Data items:
--- START ---

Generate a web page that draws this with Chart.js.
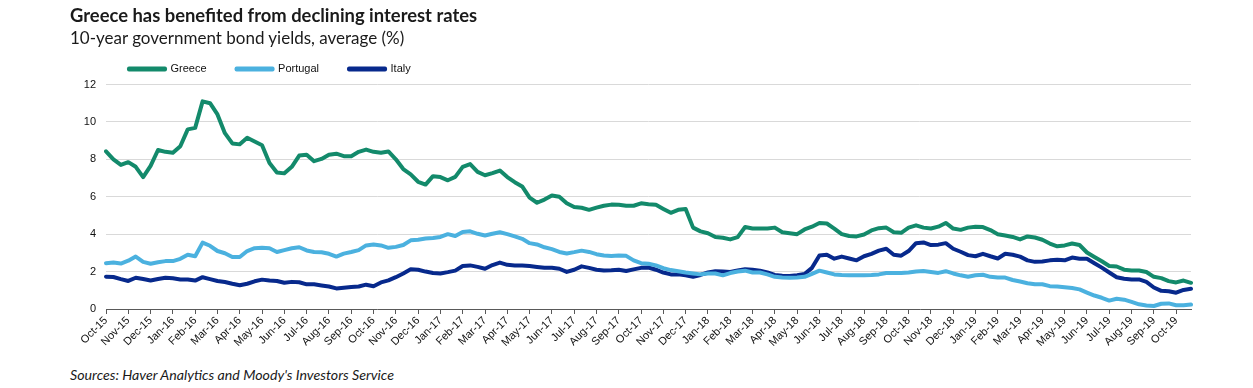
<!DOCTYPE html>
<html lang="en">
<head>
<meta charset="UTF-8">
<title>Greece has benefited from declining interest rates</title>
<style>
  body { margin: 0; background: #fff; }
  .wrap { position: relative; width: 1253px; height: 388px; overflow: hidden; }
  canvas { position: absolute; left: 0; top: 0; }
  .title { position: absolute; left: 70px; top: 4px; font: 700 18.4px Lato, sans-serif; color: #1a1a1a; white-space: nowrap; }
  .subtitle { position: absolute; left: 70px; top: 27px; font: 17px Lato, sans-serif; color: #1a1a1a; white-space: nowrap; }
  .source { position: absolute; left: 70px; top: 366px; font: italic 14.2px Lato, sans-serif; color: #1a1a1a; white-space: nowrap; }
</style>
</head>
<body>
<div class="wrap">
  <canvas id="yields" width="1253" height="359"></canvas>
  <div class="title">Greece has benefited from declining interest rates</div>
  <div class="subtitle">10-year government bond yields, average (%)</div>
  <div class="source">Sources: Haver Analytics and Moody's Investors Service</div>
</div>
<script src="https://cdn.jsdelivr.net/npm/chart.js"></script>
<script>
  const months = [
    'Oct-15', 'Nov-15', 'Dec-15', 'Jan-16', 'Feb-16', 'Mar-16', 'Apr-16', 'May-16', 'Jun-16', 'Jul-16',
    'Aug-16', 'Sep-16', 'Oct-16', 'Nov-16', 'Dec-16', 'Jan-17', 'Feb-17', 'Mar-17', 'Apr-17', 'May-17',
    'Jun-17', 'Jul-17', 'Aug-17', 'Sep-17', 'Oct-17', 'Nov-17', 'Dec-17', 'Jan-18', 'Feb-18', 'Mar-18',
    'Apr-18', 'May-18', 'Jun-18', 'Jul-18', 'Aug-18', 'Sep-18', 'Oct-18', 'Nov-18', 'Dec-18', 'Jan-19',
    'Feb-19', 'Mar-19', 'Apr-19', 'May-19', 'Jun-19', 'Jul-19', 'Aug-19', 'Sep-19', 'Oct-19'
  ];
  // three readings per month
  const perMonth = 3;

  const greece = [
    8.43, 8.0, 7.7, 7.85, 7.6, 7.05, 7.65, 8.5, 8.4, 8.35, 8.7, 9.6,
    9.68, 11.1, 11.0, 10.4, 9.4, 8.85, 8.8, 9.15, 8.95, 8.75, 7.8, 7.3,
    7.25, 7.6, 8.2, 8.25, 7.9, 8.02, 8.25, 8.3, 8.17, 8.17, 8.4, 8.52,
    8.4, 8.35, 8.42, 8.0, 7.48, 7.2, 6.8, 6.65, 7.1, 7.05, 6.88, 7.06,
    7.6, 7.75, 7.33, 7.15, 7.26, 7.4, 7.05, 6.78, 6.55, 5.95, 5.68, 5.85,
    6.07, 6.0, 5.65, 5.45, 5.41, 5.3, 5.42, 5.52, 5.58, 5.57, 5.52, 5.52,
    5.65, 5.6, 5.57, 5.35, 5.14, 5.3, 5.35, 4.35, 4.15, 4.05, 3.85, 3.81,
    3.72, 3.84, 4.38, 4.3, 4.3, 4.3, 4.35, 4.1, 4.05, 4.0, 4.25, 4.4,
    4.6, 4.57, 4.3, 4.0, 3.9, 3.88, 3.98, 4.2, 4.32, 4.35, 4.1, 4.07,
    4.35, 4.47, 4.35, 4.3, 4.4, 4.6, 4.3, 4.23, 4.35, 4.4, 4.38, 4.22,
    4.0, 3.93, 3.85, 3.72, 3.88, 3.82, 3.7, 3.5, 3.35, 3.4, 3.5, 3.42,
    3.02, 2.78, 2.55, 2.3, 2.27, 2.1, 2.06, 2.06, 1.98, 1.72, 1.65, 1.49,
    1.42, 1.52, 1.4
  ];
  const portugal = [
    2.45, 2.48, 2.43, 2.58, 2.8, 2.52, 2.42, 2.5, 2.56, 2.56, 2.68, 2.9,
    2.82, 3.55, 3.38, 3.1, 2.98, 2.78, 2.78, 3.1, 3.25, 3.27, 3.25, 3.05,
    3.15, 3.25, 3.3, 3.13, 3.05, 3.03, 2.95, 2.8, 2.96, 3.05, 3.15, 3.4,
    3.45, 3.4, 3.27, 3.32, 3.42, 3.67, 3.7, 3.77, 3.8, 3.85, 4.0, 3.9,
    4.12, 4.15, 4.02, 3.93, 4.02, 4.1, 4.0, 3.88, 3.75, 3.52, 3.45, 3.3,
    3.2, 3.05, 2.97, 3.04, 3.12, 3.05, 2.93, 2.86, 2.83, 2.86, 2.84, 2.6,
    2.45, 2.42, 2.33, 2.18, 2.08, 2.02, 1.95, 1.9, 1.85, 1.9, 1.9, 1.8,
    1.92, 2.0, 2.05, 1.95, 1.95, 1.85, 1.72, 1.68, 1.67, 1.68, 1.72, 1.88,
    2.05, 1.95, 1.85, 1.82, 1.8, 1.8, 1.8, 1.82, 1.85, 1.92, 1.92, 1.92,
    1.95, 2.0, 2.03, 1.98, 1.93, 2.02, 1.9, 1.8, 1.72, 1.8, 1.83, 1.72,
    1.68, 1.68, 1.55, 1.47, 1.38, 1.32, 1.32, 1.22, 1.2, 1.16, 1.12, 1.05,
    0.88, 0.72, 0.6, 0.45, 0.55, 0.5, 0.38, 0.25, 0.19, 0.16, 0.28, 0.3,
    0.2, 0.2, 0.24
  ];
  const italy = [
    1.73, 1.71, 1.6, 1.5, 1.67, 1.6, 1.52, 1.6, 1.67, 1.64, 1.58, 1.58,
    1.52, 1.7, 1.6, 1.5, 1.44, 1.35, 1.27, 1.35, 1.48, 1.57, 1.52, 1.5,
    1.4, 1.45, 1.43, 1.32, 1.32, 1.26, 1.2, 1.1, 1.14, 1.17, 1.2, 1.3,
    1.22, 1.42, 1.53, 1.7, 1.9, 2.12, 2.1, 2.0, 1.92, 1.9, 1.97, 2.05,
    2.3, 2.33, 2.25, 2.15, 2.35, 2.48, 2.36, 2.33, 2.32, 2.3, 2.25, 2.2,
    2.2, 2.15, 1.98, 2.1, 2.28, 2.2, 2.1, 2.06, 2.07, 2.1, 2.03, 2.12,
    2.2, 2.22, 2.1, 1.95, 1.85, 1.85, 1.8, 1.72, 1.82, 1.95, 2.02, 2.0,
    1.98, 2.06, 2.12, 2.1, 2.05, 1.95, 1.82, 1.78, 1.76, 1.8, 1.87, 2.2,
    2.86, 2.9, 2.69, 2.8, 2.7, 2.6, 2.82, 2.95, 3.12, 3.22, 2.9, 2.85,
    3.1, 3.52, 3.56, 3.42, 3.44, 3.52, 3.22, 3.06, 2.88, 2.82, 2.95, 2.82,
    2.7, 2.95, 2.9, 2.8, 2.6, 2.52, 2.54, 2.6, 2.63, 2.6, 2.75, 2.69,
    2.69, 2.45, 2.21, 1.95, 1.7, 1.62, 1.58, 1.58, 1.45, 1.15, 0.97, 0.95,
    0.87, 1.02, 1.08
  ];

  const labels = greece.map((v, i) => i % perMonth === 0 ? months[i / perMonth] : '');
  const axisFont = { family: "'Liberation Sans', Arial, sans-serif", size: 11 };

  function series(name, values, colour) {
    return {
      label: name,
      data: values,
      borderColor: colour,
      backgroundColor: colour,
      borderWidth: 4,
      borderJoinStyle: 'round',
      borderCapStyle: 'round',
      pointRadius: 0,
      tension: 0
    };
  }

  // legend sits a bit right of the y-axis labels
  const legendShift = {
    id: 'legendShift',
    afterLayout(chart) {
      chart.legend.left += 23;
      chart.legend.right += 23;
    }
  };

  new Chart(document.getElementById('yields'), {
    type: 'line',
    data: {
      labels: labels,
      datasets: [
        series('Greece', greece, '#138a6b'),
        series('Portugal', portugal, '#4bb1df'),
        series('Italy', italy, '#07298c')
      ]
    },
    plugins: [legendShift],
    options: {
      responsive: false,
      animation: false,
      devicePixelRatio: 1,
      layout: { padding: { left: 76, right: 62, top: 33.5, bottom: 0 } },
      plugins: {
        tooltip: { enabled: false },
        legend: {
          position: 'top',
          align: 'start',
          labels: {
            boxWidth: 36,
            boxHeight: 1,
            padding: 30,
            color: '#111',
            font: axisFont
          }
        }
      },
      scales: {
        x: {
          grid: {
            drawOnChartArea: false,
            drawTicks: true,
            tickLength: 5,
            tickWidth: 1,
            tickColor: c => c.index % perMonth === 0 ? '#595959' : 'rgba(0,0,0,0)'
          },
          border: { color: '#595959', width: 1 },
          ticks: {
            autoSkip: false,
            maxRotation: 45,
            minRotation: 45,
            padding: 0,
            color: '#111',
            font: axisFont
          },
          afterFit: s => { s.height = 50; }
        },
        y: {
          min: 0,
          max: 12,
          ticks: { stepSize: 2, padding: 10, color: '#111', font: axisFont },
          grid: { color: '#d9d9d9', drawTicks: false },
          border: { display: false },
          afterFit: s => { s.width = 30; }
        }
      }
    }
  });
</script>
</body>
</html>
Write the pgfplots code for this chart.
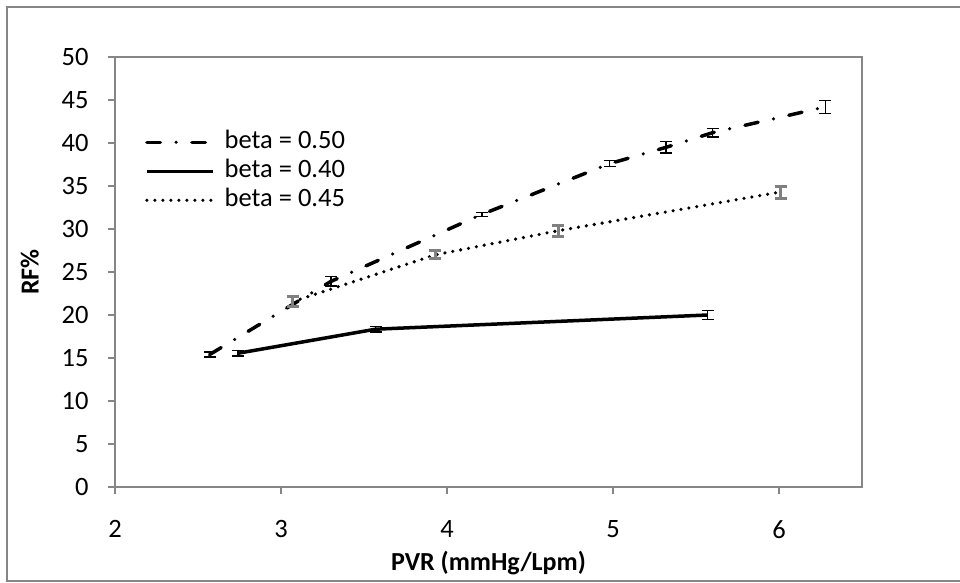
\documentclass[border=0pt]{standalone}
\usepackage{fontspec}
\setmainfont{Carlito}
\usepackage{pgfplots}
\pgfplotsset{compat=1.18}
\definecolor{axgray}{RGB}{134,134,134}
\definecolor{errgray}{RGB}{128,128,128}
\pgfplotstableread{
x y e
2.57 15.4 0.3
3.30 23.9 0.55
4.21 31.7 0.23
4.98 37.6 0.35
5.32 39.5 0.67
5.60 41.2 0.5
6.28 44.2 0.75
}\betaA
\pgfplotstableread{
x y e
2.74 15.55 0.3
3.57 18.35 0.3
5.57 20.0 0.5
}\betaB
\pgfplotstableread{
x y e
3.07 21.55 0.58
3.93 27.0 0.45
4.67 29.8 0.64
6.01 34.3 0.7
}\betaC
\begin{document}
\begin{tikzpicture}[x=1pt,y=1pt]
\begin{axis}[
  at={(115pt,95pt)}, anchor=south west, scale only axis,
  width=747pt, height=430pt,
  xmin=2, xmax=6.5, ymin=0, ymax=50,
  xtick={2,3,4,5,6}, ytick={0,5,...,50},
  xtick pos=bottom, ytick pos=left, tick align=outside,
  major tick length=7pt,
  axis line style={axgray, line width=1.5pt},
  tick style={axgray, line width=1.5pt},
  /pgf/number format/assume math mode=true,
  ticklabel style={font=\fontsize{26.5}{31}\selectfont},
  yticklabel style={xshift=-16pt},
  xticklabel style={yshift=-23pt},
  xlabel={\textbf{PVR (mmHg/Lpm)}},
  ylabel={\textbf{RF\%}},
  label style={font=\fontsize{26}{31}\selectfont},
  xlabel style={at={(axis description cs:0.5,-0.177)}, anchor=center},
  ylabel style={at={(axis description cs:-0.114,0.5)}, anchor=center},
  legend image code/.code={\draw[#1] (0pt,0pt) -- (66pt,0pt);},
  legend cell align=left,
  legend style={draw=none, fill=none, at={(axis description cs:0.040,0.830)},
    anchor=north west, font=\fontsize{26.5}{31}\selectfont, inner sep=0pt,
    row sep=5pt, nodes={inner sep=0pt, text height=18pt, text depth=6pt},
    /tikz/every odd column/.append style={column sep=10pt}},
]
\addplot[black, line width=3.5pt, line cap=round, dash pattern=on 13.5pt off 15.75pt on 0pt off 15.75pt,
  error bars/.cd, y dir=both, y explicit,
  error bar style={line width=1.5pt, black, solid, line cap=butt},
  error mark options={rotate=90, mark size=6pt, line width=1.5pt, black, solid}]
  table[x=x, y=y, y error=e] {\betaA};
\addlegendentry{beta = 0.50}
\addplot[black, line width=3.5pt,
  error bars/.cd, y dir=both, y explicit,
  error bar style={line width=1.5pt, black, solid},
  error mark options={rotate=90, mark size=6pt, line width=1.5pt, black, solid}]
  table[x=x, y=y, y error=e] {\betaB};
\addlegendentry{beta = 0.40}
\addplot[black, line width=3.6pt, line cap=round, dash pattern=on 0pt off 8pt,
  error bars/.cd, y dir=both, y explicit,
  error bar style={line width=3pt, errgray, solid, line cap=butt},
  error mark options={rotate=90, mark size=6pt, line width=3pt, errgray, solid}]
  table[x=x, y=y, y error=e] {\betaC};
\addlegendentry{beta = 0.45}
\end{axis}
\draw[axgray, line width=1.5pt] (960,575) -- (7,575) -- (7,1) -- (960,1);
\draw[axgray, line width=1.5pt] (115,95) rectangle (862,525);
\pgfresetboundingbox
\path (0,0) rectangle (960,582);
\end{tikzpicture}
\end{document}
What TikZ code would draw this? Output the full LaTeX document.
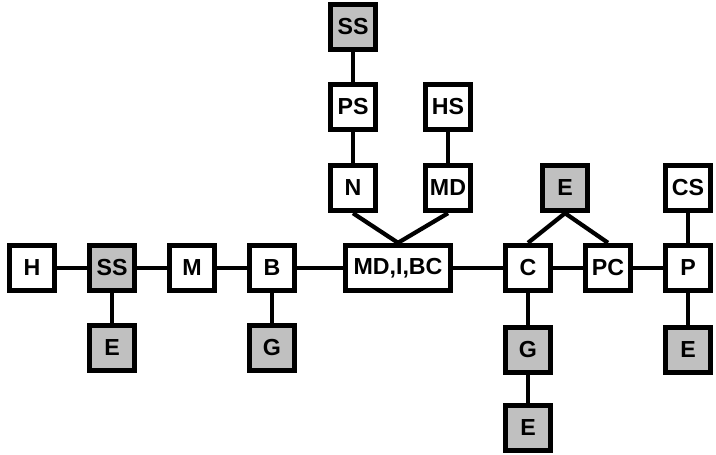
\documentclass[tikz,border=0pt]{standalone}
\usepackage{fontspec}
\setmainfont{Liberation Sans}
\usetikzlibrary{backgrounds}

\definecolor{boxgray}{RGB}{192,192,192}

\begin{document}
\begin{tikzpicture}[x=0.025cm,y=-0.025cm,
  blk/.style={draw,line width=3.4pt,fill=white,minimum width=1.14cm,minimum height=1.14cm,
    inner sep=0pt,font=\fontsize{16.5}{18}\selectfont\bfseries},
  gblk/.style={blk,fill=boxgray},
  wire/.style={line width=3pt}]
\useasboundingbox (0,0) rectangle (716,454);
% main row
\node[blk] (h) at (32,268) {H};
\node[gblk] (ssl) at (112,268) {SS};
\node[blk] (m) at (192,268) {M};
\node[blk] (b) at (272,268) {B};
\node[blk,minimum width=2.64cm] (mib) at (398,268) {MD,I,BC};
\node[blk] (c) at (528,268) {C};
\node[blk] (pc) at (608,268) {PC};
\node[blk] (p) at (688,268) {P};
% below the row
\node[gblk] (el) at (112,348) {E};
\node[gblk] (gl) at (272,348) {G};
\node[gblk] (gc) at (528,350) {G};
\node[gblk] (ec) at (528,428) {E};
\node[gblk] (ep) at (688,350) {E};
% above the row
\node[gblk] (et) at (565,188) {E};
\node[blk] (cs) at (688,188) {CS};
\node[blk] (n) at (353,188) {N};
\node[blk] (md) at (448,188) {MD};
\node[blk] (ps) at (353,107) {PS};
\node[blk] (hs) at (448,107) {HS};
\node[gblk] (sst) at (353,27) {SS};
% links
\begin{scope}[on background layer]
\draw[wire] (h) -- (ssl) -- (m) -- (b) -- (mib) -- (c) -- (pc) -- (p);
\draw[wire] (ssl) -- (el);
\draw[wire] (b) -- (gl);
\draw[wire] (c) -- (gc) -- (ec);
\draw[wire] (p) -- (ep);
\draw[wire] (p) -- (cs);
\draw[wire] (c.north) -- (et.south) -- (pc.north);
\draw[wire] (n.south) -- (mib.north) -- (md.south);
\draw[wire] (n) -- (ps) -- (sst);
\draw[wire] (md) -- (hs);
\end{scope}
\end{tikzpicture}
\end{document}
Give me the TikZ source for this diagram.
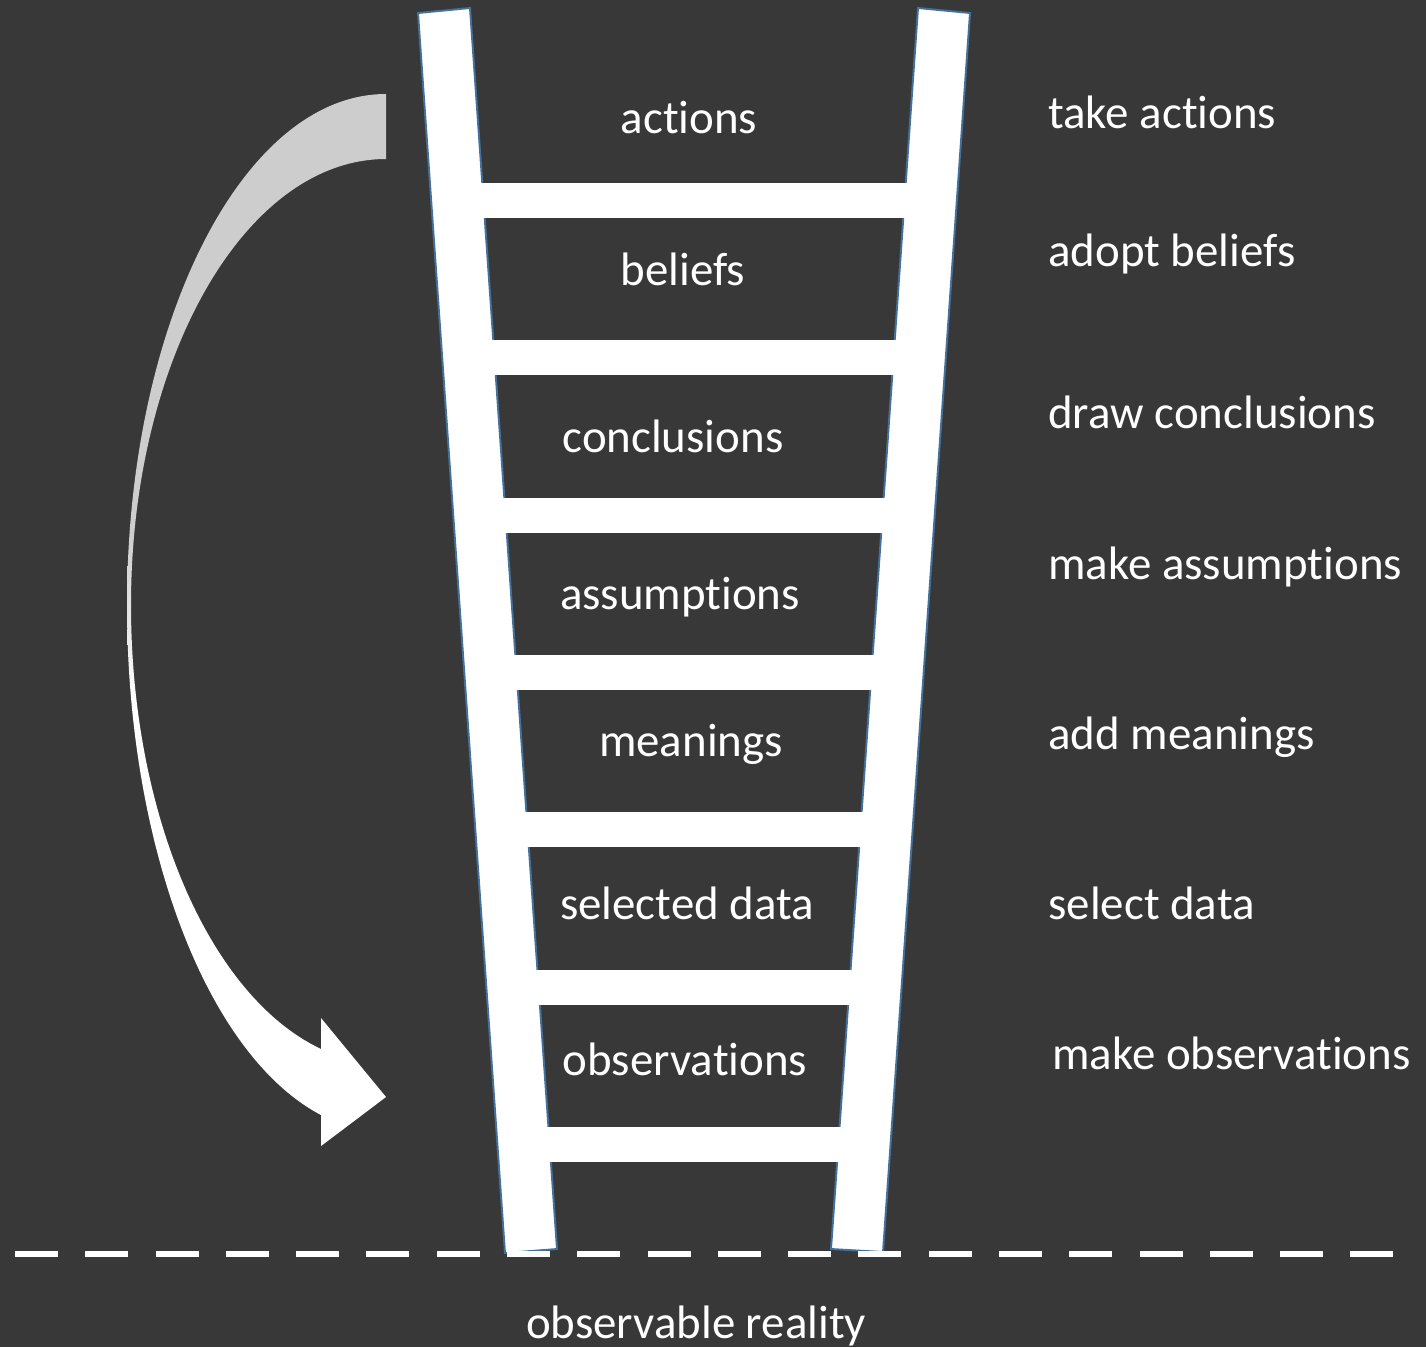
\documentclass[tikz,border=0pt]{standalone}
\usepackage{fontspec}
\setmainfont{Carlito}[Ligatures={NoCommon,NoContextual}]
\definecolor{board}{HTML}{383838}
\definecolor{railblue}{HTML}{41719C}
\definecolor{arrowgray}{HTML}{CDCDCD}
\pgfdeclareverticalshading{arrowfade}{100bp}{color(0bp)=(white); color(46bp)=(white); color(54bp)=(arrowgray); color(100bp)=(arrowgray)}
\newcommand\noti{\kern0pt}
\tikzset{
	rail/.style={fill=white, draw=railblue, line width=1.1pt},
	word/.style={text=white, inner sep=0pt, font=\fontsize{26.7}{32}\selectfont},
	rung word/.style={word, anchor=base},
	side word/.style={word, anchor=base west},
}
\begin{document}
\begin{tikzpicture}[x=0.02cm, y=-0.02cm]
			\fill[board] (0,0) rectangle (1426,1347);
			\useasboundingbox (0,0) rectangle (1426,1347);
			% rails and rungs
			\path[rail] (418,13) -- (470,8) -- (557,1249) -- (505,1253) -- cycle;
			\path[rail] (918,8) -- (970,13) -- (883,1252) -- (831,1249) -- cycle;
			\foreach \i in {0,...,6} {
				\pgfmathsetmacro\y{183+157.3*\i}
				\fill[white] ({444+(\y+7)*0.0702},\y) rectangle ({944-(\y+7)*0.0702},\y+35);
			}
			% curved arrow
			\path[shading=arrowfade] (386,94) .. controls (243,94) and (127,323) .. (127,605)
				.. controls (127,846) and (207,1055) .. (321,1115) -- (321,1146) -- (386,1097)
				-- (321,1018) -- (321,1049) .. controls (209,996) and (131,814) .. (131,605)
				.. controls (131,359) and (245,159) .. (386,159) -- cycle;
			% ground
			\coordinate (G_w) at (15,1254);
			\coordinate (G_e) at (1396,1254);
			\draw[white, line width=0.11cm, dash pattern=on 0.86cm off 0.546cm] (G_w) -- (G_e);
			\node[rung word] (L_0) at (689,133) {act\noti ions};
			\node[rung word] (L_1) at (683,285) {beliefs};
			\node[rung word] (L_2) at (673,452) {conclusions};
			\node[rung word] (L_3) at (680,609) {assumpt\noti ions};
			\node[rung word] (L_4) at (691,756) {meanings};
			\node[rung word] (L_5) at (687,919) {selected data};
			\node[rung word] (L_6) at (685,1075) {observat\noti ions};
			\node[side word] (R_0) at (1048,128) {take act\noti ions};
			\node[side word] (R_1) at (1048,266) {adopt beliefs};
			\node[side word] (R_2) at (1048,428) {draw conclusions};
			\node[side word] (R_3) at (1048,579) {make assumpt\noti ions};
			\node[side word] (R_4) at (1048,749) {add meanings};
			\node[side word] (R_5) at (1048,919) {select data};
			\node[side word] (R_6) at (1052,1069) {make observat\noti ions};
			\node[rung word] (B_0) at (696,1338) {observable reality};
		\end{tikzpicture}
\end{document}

--- END ---

WHAT YOU ARE ASKED TO DO -
Pictures excluded, repeat the records exactly from their opening line through the line containing "const perMonth = 3;".

WRITTEN SOLUTION -
Generate a web page that draws this with Chart.js.
<!DOCTYPE html>
<html lang="en">
<head>
<meta charset="UTF-8">
<title>Greece has benefited from declining interest rates</title>
<style>
  body { margin: 0; background: #fff; }
  .wrap { position: relative; width: 1253px; height: 388px; overflow: hidden; }
  canvas { position: absolute; left: 0; top: 0; }
  .title { position: absolute; left: 70px; top: 4px; font: 700 18.4px Lato, sans-serif; color: #1a1a1a; white-space: nowrap; }
  .subtitle { position: absolute; left: 70px; top: 27px; font: 17px Lato, sans-serif; color: #1a1a1a; white-space: nowrap; }
  .source { position: absolute; left: 70px; top: 366px; font: italic 14.2px Lato, sans-serif; color: #1a1a1a; white-space: nowrap; }
</style>
</head>
<body>
<div class="wrap">
  <canvas id="yields" width="1253" height="359"></canvas>
  <div class="title">Greece has benefited from declining interest rates</div>
  <div class="subtitle">10-year government bond yields, average (%)</div>
  <div class="source">Sources: Haver Analytics and Moody's Investors Service</div>
</div>
<script src="https://cdn.jsdelivr.net/npm/chart.js"></script>
<script>
  const months = [
    'Oct-15', 'Nov-15', 'Dec-15', 'Jan-16', 'Feb-16', 'Mar-16', 'Apr-16', 'May-16', 'Jun-16', 'Jul-16',
    'Aug-16', 'Sep-16', 'Oct-16', 'Nov-16', 'Dec-16', 'Jan-17', 'Feb-17', 'Mar-17', 'Apr-17', 'May-17',
    'Jun-17', 'Jul-17', 'Aug-17', 'Sep-17', 'Oct-17', 'Nov-17', 'Dec-17', 'Jan-18', 'Feb-18', 'Mar-18',
    'Apr-18', 'May-18', 'Jun-18', 'Jul-18', 'Aug-18', 'Sep-18', 'Oct-18', 'Nov-18', 'Dec-18', 'Jan-19',
    'Feb-19', 'Mar-19', 'Apr-19', 'May-19', 'Jun-19', 'Jul-19', 'Aug-19', 'Sep-19', 'Oct-19'
  ];
  // three readings per month
  const perMonth = 3;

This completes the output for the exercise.